I've been thinking about fame recently. For some strange reason I have been meeting/interacting with a lot of relatively famous people. What would be the point of me trying to become famous myself? I think about this, and realize I don't really have the stomach for it; or really, it's more that I don't have the patience. But if I were famous ... I imagine all of the projects I might be able to get off the ground, the many-fold ideas I have that could finally have the time, space, and resources to be realized; yet I don't really want to bother with the actual grit of trying to sell myself, trying to be known. I sometimes thought that, like in school, I could just be awarded the right recognition, that the powers that be would see my excellent Imperial Examination scores or my great potential or my excellent background and give me what I needed, all of the facilities and people that I need to help me help other people. Can I learn to work for that instead of expecting it to be given by my mentors, or my peers? In many ways I am embarrassed even to ask for the recognition that I think I deserve for things that I have done, but I am always disappointed if I don't receive it --- not more than I deserve, but just enough --- not because I care about the recognition but because I care about being able to do more. Do more and help more, to be used, to be useful. In a strange way all I think anyone really wants is to be fully used up, to burn up completely, leaving no trace behind when you die, nothing unfinished, nothing unconsumed.

February 7, 2001

I am writing to you from the Air France jet taking me back to Los Angeles from Paris. In the meantime I've been to Amsterdam, Leiden (quick lunch with the philosopher Thomas Reydon, whom I met at Kira last year), Rotterdam (where I sort of saw Paul once more, only to spend the whole time rearranging my ferry schedule, sorry again Paul!), to London (I saw Miranda and Zac one last time there, where they are doing work at the Lux Centre: a short film plus another performance of the Swan Tool later, and I did a little more bits of last minute work on the Swan Tool), and finally to Bourgogne for an all too brief visit with Jouke Kleerebezem before returning to Paris for a quick overnight at Loic's place and then to the airport this morning...

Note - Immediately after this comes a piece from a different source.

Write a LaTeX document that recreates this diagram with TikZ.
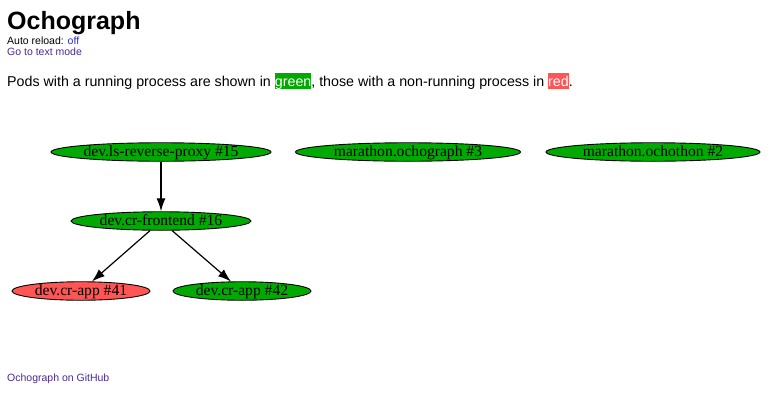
\documentclass[tikz,border=0pt]{standalone}
\usepackage{fontspec}
\setmainfont{Liberation Serif}
\newfontfamily\arialf{Liberation Sans}
\usetikzlibrary{shapes.geometric,arrows.meta}
\definecolor{podgreen}{HTML}{00AA00}
\definecolor{podred}{HTML}{FF5555}
\definecolor{linkblue}{HTML}{2A2AC8}
\definecolor{linkpurple}{HTML}{4B2A9A}
\newcommand{\hlbox}[2]{{\setlength{\fboxsep}{0pt}\colorbox{#1}{\rule[-0.212em]{0pt}{1.117em}\textcolor{white}{#2}}}}
\tikzset{
  pod/.style={ellipse, draw=black, fill=podgreen, line width=0.9pt, inner sep=0pt,
    minimum height=18.5pt, text height=9pt, text depth=0pt,
    font=\fontsize{15.6}{15.6}\selectfont},
  deadpod/.style={pod, fill=podred},
  edge/.style={-{Latex[length=13pt,width=9pt]}, line width=1.2pt},
  txt/.style={anchor=base west, inner sep=0pt, font=\arialf\fontsize{14.25}{16}\selectfont},
  small/.style={anchor=base west, inner sep=0pt, font=\arialf\fontsize{10.5}{12}\selectfont},
}
\begin{document}
\begin{tikzpicture}[x=1pt,y=-1pt]
\useasboundingbox (0,0) rectangle (771,408);
\fill[white] (0,0) rectangle (771,408);
\node[anchor=base west, inner sep=0pt, font=\arialf\bfseries\fontsize{25}{26}\selectfont] (title) at (7,29) {Ochograph};
\node[small] (reload) at (7,44) {Auto reload: \textcolor{linkblue}{off}};
\node[small, text=linkpurple] (textmode) at (7,55) {Go to text mode};
\node[txt] (para) at (7,86) {Pods with a running process are shown in \hlbox{podgreen}{green}, those with a non-running process in \hlbox{podred}{red}.};
\node[pod, minimum width=220pt] (proxy) at (161,152) {dev.ls-reverse-proxy \#15};
\node[pod, minimum width=225pt] (ochograph) at (408,152) {marathon.ochograph \#3};
\node[pod, minimum width=214pt] (ochothon) at (653,152) {marathon.ochothon \#2};
\node[pod, minimum width=180pt] (frontend) at (161,221) {dev.cr-frontend \#16};
\node[deadpod, minimum width=138pt] (app41) at (81,291) {dev.cr-app \#41};
\node[pod, minimum width=138pt] (app42) at (242,291) {dev.cr-app \#42};
\draw[edge] (proxy) -- (frontend);
\draw[edge] (frontend) -- (app41);
\draw[edge] (frontend) -- (app42);
\node[small, text=linkpurple] (github) at (7,381) {Ochograph on GitHub};
\end{tikzpicture}
\end{document}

Toadex writes me to mention some of the new content on his Doxo Wox site, including some from La Belle France...

Some random observations:

Holland seems more American in feel than England. The mannerisms of the people, the facial expressions, the way people interact in public. Most of the television channels are in English with Dutch subtitles. One difference: waiters are incredibly bad, not exactly rude but they ignore you and take forever (and not only I noticed this but most of the Dutch people I spoke with mentioned this).

People in Europe are less overweight than Americans. On the other hand, Brits often seem rather unhealthy looking, even if not overweight. Except for the people working at the Lux Centre, who all looked attractive and hale (I am serious!)

Everything having to do with communications is unbelievably expensive in Britain (as in Japan, oddly, another island nation --- why the parallel?). They still charge per minute for local phone calls. It's incredible to me that they haven't reformed this yet. It is definitely holding them back.

French women do tend to be, as their reputation suggests, beautiful and mysterious and somehow very knowledgeable about femininity without being submissive or powerless. In fact, the impression I got was that French men (even quite grown men) tended to be treated in many ways like children by the women. Perhaps this is a more accurate reflection of the way things really are.

On the other hand, French people seem to have a really undeveloped sense of humor. If you thought America's Funniest Home Videos wasn't funny, you haven't seen anything until you've seen the French version of the show. The laugh track only highlighted the intense lack of humor. British people, on the other hand, despite (or perhaps because) they live in more dreary everyday circumstances, seem to have an inborn sense of humor, refined to a remarkable degree. Magnifique.

Another thought I've had recently.

Studies show that people tend to intuitively choose to roughly double the risk in their minds of a given choice; that is to say, they tend to pick choices which would be optimal only if the risk were double what it actually is. I myself have always been attracted to risk, but then again I've always built in safety valves -- that is, if X fails, I always arrange for a backup. So two or more things must fail for a disaster to occur: that's always been my rule. But it occurred to me that there may be times when a sort of "make it or die" attitude is better --- that is, rather than trying to cover yourself with "insurance" all the time. You might fail, but then you accept that risk. It might be that certain great things cannot be accomplished without at some point doing this. Naturally, one still wants to avoid unnecessary risk, yet dive into the necessary ones.

February 2, 2001

Well, the world premiere of the Swan Tool is over, here at the International Film Festival Rotterdam, and it's both a relief and sort of unexpectedly sad. I end up identifying to a great extent with things that I enjoy working on, people I enjoy working with, and the part of the work in which I was involved is coming to an end; though of course it is very satisfying to see it come off well in front of audiences, I still feel a loss because I won't be actively involved any longer with this particular work. For a long time I was sort of looking forward to this moment, but now that it has arrived, I feel sad.

Although actually I'm still doing a few last touchups on the video right now...

And, even as I write this, I am feeling better.

Paul Perry and I had a wonderful tea-time conversation last night. We ended up discussing life paths. He told me he thought I should just go ahead and become an all-out artist. He thinks I have sufficient credentials, in a sense, because I grew up around art all the time (my father is an artist), and I have my contemplative/philosophical practice, and I've always been involved one way or another with the production of artwork (even though it has usually been in a technical role, collaborating with other artists). And anyway it's simply quite usual in the art world for people to crash it from the "outside."

Next up, a quick visit to Amsterdam and Leiden to visit with Thomas Reydon, then to London, and then back to France to visit with Jouke. And then home!

Portland holds up very well in comparison with world cities so far, I must say.